Prévoir, previously operating as Prévoir Kampuchea Micro-life Insurance Plc (PKMI), recently celebrated its fifth anniversary in the Kingdom. The Post’s Kali Kotoski spoke to Solène Favre, CEO of Prévoir, about how the micro-insurance provider operates and the company’s growth during its first five years.
Why did PKMI rebrand as Prévoir?
We wanted to align with our mother company in France, which has undergone a new identity and new logo, and then we took this opportunity to align all our operations in France, Portugal and Vietnam. Cambodia was the last to take on the new company identity.
How have Cambodian operations grown in the last five years?
In the five years that we have had the licence for micro-insurance it has been great. We just crossed the 300,000 active policy-holder mark. And in terms of insured, we have 127,000 clients. What that means is that for those that are insured, they generally have more than one policy. In terms of revenue, Prévoir doubles its turnover each year and at the end of October we just crossed $1 million mark, compared to last year’s revenue of $620,000. So we predict for 2016 we will end with revenue of about $1.3 million.
How has the company improved its services?
We have improved a lot in our processes in terms of quality of services. Last year, we were only in 15 provinces. Now we are nationwide in all 25 provinces. In terms of staff, we went from 30 last year to hopefully over 100 by the end of this year. In each province we have staff members to help our clients.
How do costs differ for corporate and MFI clients?
For MFI clients our packages start at $6 per year, and for corporate clients they start at $33 per year. Of course the different costs provide different benefits. But for MFIs we design our products on the capacity of clients’ ability to pay, at $6, $12 to $18 per packages
What are the main channels for product distribution?
We work through two main channels: insuring staff that work for companies, and for microfinance institutions. Corporate policy-holders only represent 20 percent of our portfolio, while the other 80 percent comes from the MFIs. Currently, we are partnered with eight MFIs. Also, we now have over 200 certified health facilities approved by us for hospitalisation.
How do you ensure that both health facilities and the insured do not abuse your services?
We have to make sure that people that are being admitted really need to be. For certain things like a light fever they do not need to go to a hospital. We fight hard against that because hospitalisation is something that is serious. It is not just going to the doctor for a check-up.
But generally we have to negotiate with health facilities so that they understand our protocols. If we have a health facility that is breaking the rules and admitting people that don’t need to be, we warn them and then remove them from our network if they do not improve. Right now, we have five health facilities under scrutiny and we removed two last year from our network.

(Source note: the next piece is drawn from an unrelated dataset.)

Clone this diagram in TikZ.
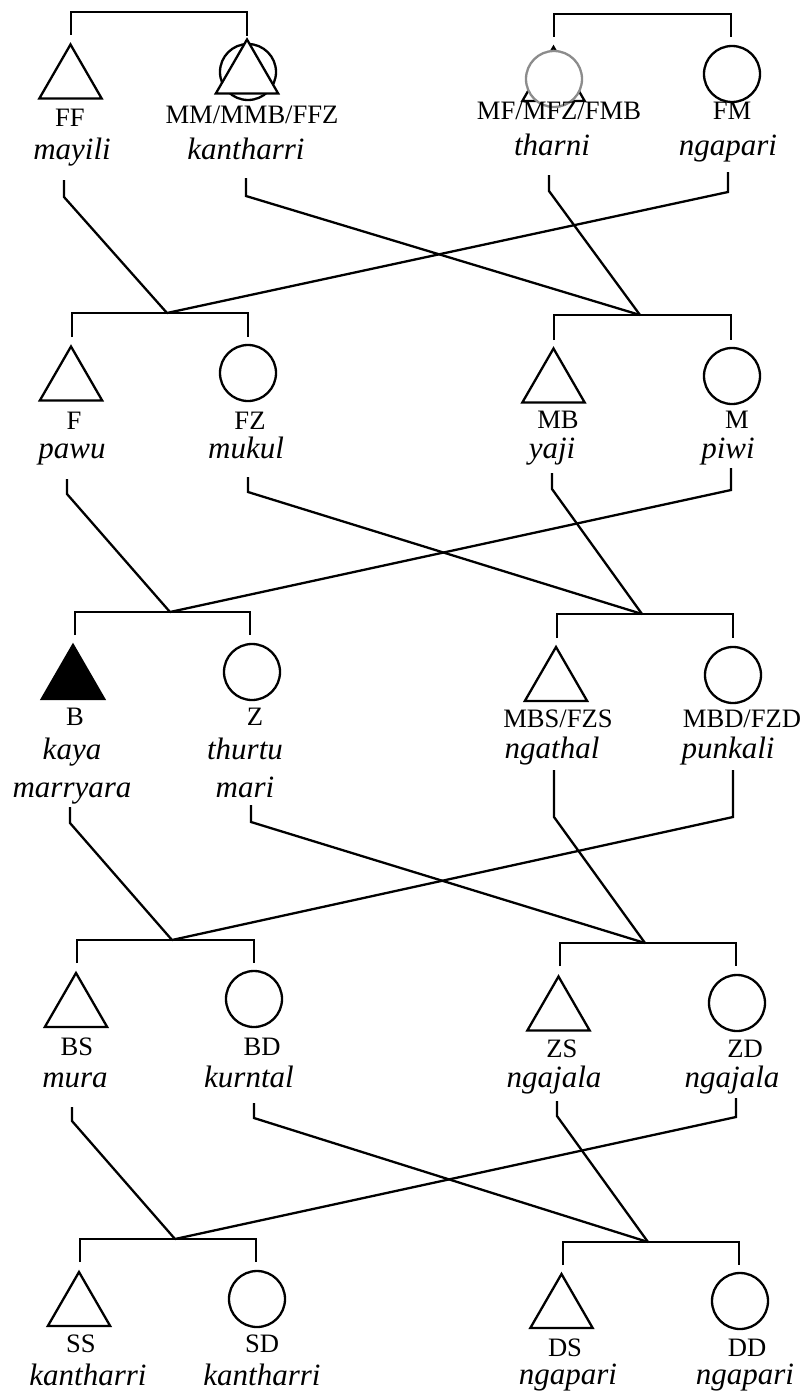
\documentclass[tikz,border=0pt]{standalone}
\usepackage{fontspec}
\setmainfont{Liberation Serif}
\usetikzlibrary{shapes.geometric}
\tikzset{
  ln/.style={line width=2.3pt},
  male/.style={regular polygon, regular polygon sides=3, draw, line width=2.3pt, minimum size=72pt, inner sep=0pt, outer sep=0pt, fill=white},
  female/.style={circle, draw, line width=2.3pt, minimum size=56pt, inner sep=0pt, outer sep=0pt, fill=white},
  kin/.style={anchor=base, inner sep=0pt, font=\fontsize{26.6}{28}\selectfont},
  term/.style={anchor=base, inner sep=0pt, font=\fontsize{31}{33}\selectfont\itshape},
}
\begin{document}
\begin{tikzpicture}[x=1pt,y=-1pt]
\useasboundingbox (0,0) rectangle (806,1394);

% ---------- Row 1 ----------
\node[male] (FF) at (70.5,80.5) {};
\node[female] (MMc) at (248,72) {};
\node[male] (MM) at (247,75.5) {};
\node[male] (MFt) at (553.5,83) {};
\node[female, draw=gray!90] (MF) at (554,79) {};
\node[female] (FM) at (732,74) {};
\node[kin] (FFk) at (70,127) {FF};
\node[term] (FFt) at (72,160) {mayili};
\node[kin] (MMk) at (252,124) {MM/MMB/FFZ};
\node[term] (MMt) at (246,160) {kantharri};
\node[kin] (MFk) at (559,120) {MF/MFZ/FMB};
\node[term] (MFtt) at (552,155) {tharni};
\node[kin] (FMk) at (732,120) {FM};
\node[term] (FMt) at (728,155) {ngapari};
\draw[ln] (71,35) -- (71,12) -- (247,12) -- (247,36);
\draw[ln] (554,37) -- (554,14) -- (731,14) -- (731,37);

% ---------- Row 2 ----------
\node[male] (F) at (71,382.5) {};
\node[female] (FZ) at (248,373) {};
\node[male] (MB) at (553.5,384.5) {};
\node[female] (M) at (732,376) {};
\node[kin] (Fk) at (74,429) {F};
\node[term] (Ft) at (72,458) {pawu};
\node[kin] (FZk) at (250,429) {FZ};
\node[term] (FZt) at (246,458) {mukul};
\node[kin] (MBk) at (558,428) {MB};
\node[term] (MBt) at (552,458) {yaji};
\node[kin] (Mk) at (737,428) {M};
\node[term] (Mt) at (728,458) {piwi};
\coordinate (j2L) at (167,313); \coordinate (j2R) at (640,315);
\draw[ln] (72,337) -- (72,313) -- (248,313) -- (248,337);
\draw[ln] (554,340) -- (554,315) -- (731,315) -- (731,340);

% ---------- Row 3 ----------
\node[male, fill=black] (B) at (73,681) {};
\node[female] (Z) at (252,672) {};
\node[male] (MBS) at (556,683) {};
\node[female] (MBD) at (733,675) {};
\node[kin] (Bk) at (75,725) {B};
\node[term] (Bt1) at (72,759) {kaya};
\node[term] (Bt2) at (72,797) {marryara};
\node[kin] (Zk) at (255,725) {Z};
\node[term] (Zt1) at (245,759) {thurtu};
\node[term] (Zt2) at (245,797) {mari};
\node[kin] (MBSk) at (558,727) {MBS/FZS};
\node[term] (MBSt) at (552,758) {ngathal};
\node[kin] (MBDk) at (742,727) {MBD/FZD};
\node[term] (MBDt) at (728,758) {punkali};
\coordinate (j3L) at (170,612); \coordinate (j3R) at (642,614);
\draw[ln] (75,635) -- (75,612) -- (250,612) -- (250,635);
\draw[ln] (557,638) -- (557,614) -- (733,614) -- (733,638);

% ---------- Row 4 ----------
\node[male] (BS) at (76,1009) {};
\node[female] (BD) at (254,999) {};
\node[male] (ZS) at (558.5,1012.5) {};
\node[female] (ZD) at (737,1003) {};
\node[kin] (BSk) at (77,1055) {BS};
\node[term] (BSt) at (75,1087) {mura};
\node[kin] (BDk) at (262,1055) {BD};
\node[term] (BDt) at (249,1087) {kurntal};
\node[kin] (ZSk) at (562,1057) {ZS};
\node[term] (ZSt) at (554,1087) {ngajala};
\node[kin] (ZDk) at (745,1057) {ZD};
\node[term] (ZDt) at (732,1087) {ngajala};
\coordinate (j4L) at (172,940); \coordinate (j4R) at (645,943);
\draw[ln] (77,963) -- (77,940) -- (254,940) -- (254,963);
\draw[ln] (560,966) -- (560,943) -- (736,943) -- (736,966);

% ---------- Row 5 ----------
\node[male] (SS) at (79,1308) {};
\node[female] (SD) at (257,1299) {};
\node[male] (DS) at (561.5,1310) {};
\node[female] (DD) at (740,1301) {};
\node[kin] (SSk) at (81,1352) {SS};
\node[term] (SSt) at (88,1385) {kantharri};
\node[kin] (SDk) at (262,1352) {SD};
\node[term] (SDt) at (262,1385) {kantharri};
\node[kin] (DSk) at (565,1356) {DS};
\node[term] (DSt) at (568,1384) {ngapari};
\node[kin] (DDk) at (747,1356) {DD};
\node[term] (DDt) at (745,1384) {ngapari};
\coordinate (j5L) at (175,1239); \coordinate (j5R) at (648,1242);
\draw[ln] (80,1262) -- (80,1239) -- (256,1239) -- (256,1262);
\draw[ln] (563,1265) -- (563,1242) -- (739,1242) -- (739,1265);

% ---------- descent lines ----------
\draw[ln] (64,180) -- (64,197) -- (j2L);
\draw[ln] (728,172) -- (728,192) -- (j2L);
\draw[ln] (246,178) -- (246,196) -- (j2R);
\draw[ln] (549,175) -- (549,191) -- (j2R);

\draw[ln] (67,479) -- (67,494) -- (j3L);
\draw[ln] (731,468) -- (731,490) -- (j3L);
\draw[ln] (248,477) -- (248,492) -- (j3R);
\draw[ln] (552,473) -- (552,489) -- (j3R);

\draw[ln] (70,807) -- (70,823) -- (j4L);
\draw[ln] (733,770) -- (733,817) -- (j4L);
\draw[ln] (251,805) -- (251,822) -- (j4R);
\draw[ln] (554,770) -- (554,817) -- (j4R);

\draw[ln] (72,1107) -- (72,1121) -- (j5L);
\draw[ln] (736,1098) -- (736,1117) -- (j5L);
\draw[ln] (254,1103) -- (254,1118) -- (j5R);
\draw[ln] (557,1101) -- (557,1116) -- (j5R);
\end{tikzpicture}
\end{document}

With the government working on legislation for bancassurance how do you hope a new law could increase growth?
We are really keen on having this regulation because of course bancassurance is a really good tool to transmit our products. But we will have to wait to see what the actual legislation looks like and if it will allow us to operate on a referral basis or allow financial institutions to sell our products.
Our company in Vietnam already operates with the bancassurance model. So if it is adopted here it would show maturity in the Cambodian market for financial services.
This interview has been edited for length and clarity.